CAPE CANAVERAL, Florida (Reuters) - NASA postponed shuttle Discovery’s launch to Friday to wait out bad weather from an approaching cold front, officials said.
Discovery, which will be making its 39th and final flight, had been due to lift off at 3:20 p.m. EDT (1920 GMT) on Thursday after a two-day delay to resolve technical issues.
The outlook for Friday is better, with a 60 percent chance that conditions will be suitable for launch, Air Force meteorologists said. Liftoff is now targeted for 3:04 p.m.
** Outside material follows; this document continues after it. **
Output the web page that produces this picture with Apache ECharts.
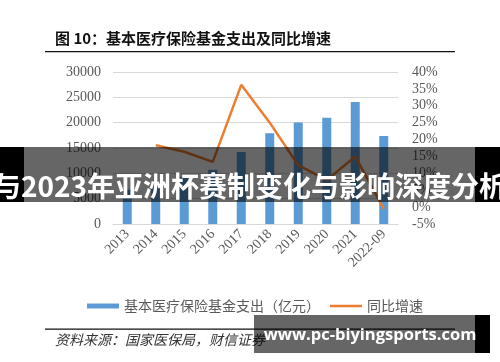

EDT (1904 GMT) on Friday.
The shuttle is carrying a storage pod, spare parts and supplies for the International Space Station, as well as a prototype humanoid robot flying as a technology demonstration project.
Managers called off Thursday’s launch attempt after a dismal weather forecast of rain, thunderstorms and clouds, said Candrea Thomas, a spokeswoman for the U.S. space agency.
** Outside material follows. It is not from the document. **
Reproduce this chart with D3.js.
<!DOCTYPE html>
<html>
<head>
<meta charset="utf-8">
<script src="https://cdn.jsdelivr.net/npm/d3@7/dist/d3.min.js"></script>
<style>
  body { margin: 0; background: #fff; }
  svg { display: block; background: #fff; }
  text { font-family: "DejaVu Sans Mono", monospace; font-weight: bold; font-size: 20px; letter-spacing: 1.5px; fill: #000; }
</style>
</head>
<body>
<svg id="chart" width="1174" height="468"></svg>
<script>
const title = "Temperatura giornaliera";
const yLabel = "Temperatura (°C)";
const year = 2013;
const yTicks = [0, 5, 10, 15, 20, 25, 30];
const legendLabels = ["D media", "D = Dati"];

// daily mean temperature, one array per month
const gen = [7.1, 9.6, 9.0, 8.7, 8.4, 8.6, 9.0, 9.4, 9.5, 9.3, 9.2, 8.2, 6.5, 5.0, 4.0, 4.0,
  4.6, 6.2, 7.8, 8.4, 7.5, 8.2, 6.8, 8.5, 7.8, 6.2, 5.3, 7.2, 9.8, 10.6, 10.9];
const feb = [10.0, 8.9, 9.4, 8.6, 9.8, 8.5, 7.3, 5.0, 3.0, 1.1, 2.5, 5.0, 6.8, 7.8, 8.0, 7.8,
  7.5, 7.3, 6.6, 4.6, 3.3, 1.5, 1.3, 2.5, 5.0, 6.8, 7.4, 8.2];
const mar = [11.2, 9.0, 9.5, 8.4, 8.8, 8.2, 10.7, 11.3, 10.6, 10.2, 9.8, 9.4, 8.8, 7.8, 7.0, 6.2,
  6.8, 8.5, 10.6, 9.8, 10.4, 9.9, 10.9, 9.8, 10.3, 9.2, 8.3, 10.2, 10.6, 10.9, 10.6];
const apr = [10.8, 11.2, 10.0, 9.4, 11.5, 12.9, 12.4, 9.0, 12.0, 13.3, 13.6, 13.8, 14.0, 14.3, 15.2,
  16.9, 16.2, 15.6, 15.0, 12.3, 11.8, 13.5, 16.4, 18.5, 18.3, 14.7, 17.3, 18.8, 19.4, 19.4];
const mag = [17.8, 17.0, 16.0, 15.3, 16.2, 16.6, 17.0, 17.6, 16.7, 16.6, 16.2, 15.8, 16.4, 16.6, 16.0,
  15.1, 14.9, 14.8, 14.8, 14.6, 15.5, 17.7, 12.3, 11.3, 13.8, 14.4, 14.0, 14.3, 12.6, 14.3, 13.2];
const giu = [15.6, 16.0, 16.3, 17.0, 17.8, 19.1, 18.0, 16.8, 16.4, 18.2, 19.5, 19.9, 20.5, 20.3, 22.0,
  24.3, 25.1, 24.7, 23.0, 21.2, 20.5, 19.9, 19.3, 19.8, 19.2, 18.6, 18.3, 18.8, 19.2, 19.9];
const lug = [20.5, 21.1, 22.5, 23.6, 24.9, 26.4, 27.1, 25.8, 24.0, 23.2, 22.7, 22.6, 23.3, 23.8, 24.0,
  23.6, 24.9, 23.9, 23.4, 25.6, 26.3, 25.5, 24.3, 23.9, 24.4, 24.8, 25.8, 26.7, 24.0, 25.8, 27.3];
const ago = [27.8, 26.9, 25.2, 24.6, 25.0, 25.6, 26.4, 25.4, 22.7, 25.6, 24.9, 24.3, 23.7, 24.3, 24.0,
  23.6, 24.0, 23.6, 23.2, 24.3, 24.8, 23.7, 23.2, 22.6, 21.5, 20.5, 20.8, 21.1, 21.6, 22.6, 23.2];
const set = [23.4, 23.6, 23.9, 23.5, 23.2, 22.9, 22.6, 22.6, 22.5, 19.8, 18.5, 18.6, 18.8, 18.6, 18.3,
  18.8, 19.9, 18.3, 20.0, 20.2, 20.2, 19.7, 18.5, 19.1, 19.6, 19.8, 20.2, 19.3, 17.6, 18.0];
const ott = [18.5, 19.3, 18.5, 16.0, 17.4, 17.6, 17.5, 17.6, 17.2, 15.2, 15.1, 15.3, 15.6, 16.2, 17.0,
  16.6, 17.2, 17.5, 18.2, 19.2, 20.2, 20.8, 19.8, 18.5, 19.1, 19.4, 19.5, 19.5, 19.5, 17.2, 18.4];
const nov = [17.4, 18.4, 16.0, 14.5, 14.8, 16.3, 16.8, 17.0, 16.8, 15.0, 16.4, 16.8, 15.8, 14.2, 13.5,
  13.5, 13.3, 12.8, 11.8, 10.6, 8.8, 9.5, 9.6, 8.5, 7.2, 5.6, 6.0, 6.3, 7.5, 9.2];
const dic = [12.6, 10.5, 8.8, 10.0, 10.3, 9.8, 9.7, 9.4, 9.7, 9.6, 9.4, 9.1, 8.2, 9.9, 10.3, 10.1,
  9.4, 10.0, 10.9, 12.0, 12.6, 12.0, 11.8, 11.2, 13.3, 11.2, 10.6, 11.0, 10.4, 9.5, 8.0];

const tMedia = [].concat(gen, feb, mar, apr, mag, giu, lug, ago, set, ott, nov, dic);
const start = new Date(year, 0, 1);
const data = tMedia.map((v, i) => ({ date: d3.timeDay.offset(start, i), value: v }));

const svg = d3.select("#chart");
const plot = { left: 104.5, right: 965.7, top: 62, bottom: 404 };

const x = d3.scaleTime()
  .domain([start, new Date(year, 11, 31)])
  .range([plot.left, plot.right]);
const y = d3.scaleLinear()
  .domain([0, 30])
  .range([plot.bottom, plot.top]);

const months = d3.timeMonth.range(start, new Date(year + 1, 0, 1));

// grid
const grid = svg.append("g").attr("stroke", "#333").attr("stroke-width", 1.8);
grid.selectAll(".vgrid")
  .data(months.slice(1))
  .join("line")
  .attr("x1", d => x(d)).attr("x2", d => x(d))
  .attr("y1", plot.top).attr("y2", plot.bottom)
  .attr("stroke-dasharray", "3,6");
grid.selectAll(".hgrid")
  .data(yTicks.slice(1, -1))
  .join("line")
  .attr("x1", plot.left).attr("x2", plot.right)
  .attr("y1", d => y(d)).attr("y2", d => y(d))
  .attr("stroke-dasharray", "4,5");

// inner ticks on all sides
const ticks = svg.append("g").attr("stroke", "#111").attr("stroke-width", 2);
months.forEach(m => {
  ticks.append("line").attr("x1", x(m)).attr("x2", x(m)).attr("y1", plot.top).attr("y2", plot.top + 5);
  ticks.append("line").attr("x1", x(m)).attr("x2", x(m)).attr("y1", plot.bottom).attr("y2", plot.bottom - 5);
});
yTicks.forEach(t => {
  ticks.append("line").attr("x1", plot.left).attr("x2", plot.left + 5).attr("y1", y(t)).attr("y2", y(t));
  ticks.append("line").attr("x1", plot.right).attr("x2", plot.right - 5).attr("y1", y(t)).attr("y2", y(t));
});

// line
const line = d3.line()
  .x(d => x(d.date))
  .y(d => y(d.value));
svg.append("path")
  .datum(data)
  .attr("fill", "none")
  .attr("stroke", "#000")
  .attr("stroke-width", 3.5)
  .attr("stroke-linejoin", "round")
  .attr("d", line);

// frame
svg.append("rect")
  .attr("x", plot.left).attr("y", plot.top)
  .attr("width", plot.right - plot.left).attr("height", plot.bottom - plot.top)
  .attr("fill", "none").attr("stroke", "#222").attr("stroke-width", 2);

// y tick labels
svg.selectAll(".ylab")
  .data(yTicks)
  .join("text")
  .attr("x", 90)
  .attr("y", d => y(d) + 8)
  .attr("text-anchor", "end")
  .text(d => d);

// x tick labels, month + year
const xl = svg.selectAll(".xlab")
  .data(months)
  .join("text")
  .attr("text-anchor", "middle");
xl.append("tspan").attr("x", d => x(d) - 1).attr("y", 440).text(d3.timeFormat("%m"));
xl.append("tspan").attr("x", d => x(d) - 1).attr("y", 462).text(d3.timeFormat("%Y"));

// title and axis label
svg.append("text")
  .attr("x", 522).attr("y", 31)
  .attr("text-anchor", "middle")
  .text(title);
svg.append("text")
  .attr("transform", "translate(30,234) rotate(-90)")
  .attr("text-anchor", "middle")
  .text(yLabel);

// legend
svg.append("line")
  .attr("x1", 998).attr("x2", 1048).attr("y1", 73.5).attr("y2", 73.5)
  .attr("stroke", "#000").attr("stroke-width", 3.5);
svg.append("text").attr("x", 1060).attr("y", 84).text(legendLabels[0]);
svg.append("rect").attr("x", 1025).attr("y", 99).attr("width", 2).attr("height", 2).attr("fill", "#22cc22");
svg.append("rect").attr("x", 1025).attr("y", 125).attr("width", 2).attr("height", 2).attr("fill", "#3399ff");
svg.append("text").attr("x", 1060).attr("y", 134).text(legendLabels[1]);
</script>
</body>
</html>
Discovery’s flight is among the last planned for the space shuttle program, which is ending next year to free up money to develop new spaceships and rockets that can travel to asteroids and eventually Mars, places beyond where the shuttles can fly.
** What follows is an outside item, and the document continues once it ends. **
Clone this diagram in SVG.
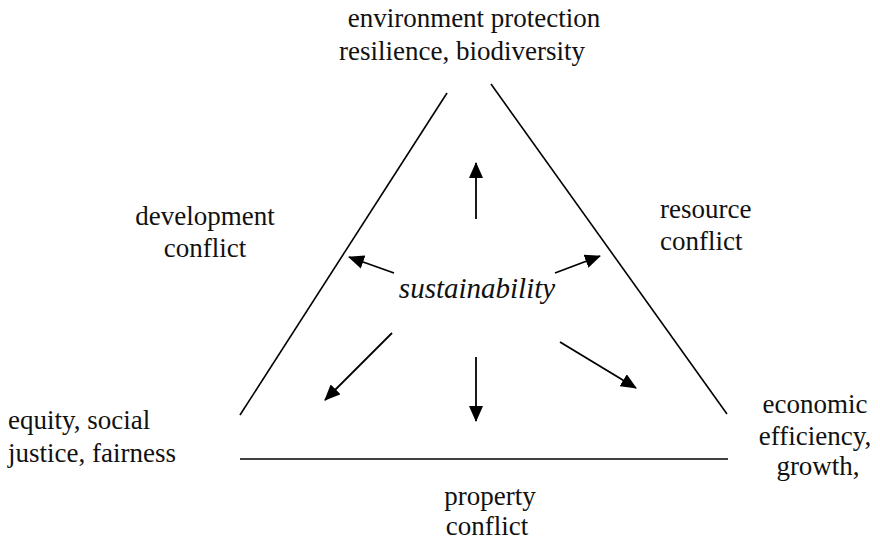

NASA hopes to bolster commercial options for flying astronauts to the space station. Once the shuttles are retired, only Russia will have spaceships that can fly people to the International Space Station.
China, the only other country that has flown humans in space, is not a member of the 16-nation station partnership.
The station, which cost about $100 billion, has been under construction 220 miles above Earth since 1998.
After Discovery’s flight, NASA plans to fly a $2 billion particle detector, known as the Alpha Magnetic Spectrometer, to be installed outside the station. The agency also hopes to run a final load of cargo to the outpost next summer.
Congress approved the extra flight, estimated to cost about $600 million, but did not appropriate the funds before adjourning for Tuesday’s midterm elections.